Seed Stewards, my CSA partnership with five other small BIPOC farmers on the West Coast, came out of the seed production I do for Kitazawa Seed Co., a seed company that’s mostly focused on breeding Asian crops with better drought and heat resistance. So many of the foods we enjoy and venerate as cultural touchstones are vulnerable at this time. If we don’t have seeds or our seeds aren’t adapted to survive in our climates, the crops can’t exist.
Last year was record-breaking across the board for small regional seed companies. More people than ever wanted to get into growing their own food. It was great from a profit standpoint for these companies, but some people were buying too much out of fear of food insecurity, and it cleared everybody out. The demand was so great that it threw off inventory—and a sense of being able to accurately forecast. Some companies seemingly ended up with no seed to sell this year.
Beyond seed shortages, a lot of seed companies are struggling to fulfill orders. They’re shutting down for several weeks at a time just to catch up. This hurts small-scale farmers who prioritize buying seeds from smaller entities. If the capacity is blown out, farmers have less latitude to forego planting something one season or plant later in the season.
On top of that, some seed growers aren’t continuing to sell seeds to companies. This is why we’ve got a new seed contract at Namu Farm. We’re helping replenish stock seed for a company in Maine because a lot of their growers are stopping due to climate conditions and age. It’s been an interesting opportunity to go beyond my work for Kitazawa Seed Co. and my own seed project with them, Second Generation Seeds. It’s made me realize that small farmers need to figure out how we can bulk up all of our resources so we can create decentralized seed systems.

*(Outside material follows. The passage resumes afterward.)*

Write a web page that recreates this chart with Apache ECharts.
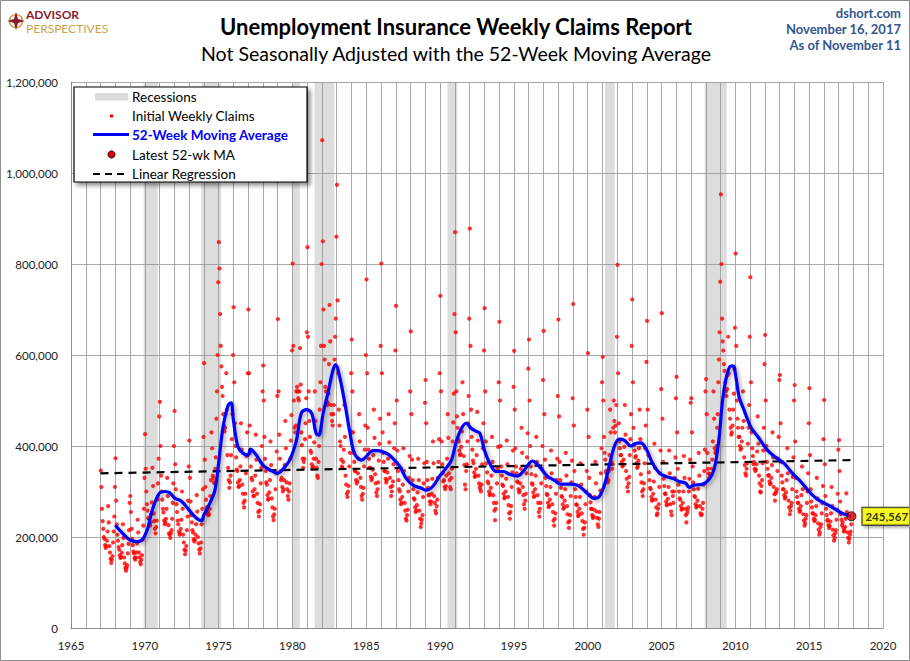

That’s why we created Seed Stewards to also operate as a small fellowship where Second Generation Seeds can support BIPOC farmers who mainly grow food for markets and don’t do much seed saving. The families participating in our CSA get delicious, culturally relevant produce, and the farmers in the fellowship can receive technical assistance and support from Second Generation to help structure seed growing on their farms. For example, Second Generation can share good farming practices with these farmers if they want to instill more heat and drought tolerance into their favorite summer squash variety. We collectively pick the crops for the CSA by asking each farmer: What’s a crop you really love, one that you’d feel heartbroken if the varieties you care about weren’t available? The goal is to preserve these culturally significant crops for the future and also help farmers build skills in seed saving. This way we start seeing more BIPOC representation in commercial seed growers, because a lot of seed contracts don’t go to them.
The type of agriculture that is the cornerstone of our food system as a whole is mostly focused on the logic of industrialization. It's highly centralized and highly consolidated—most of the farmland in the U.S. is held by very few entities which curate what crops are grown. Biodiversity is being winnowed out of our corporate food structure because it’s not efficient to scale. Food has been made into a trade commodity.
My farm is situated in the context of big agriculture, and the most terrifying thing isn't that we've received alarmingly little rain—it's that people's responses are so varied and the prevailing sentiment seems to be a race to the bottom. What kind of subsidies and policies could be enacted to manage our resources, instead of continuing to pump water and installing expensive, impactful water treatment filtration systems so big farms can hit numbers for what they’re contracted to grow? Those economic pressures mean farmers are making terrible long term decisions that affect our landscape.
Earl Butz, President Richard Nixon’s U.S. secretary of agriculture, is famous for saying, “Get big or get out.” It’s the definitive statement of that industrialized American, Western agriculture paradigm. Another farmer told me we should actually be saying, “Get big, get out, or get weird.” So at Namu Farm, we’re trying to get weird through being more collaborative.
Being a farmer, I feel like the matriarch of this ecosystem and worry about how everything will survive. It’s humbling to be reminded of my place by looking back on previous seasons. When 50 percent of our Korean melons got decimated by a soil pest last year, it felt devastating. But by August, the 50 percent that survived had spread out, and the gaps in the field were less noticeable. You care for these things and watch them die, but whatever is left is learning and adapting. From a seed-saving perspective, that’s the kernel of hope we hold onto. If just five seedlings survive and we prioritize saving those seeds, that might mean 15 survive next year and 50 the following year.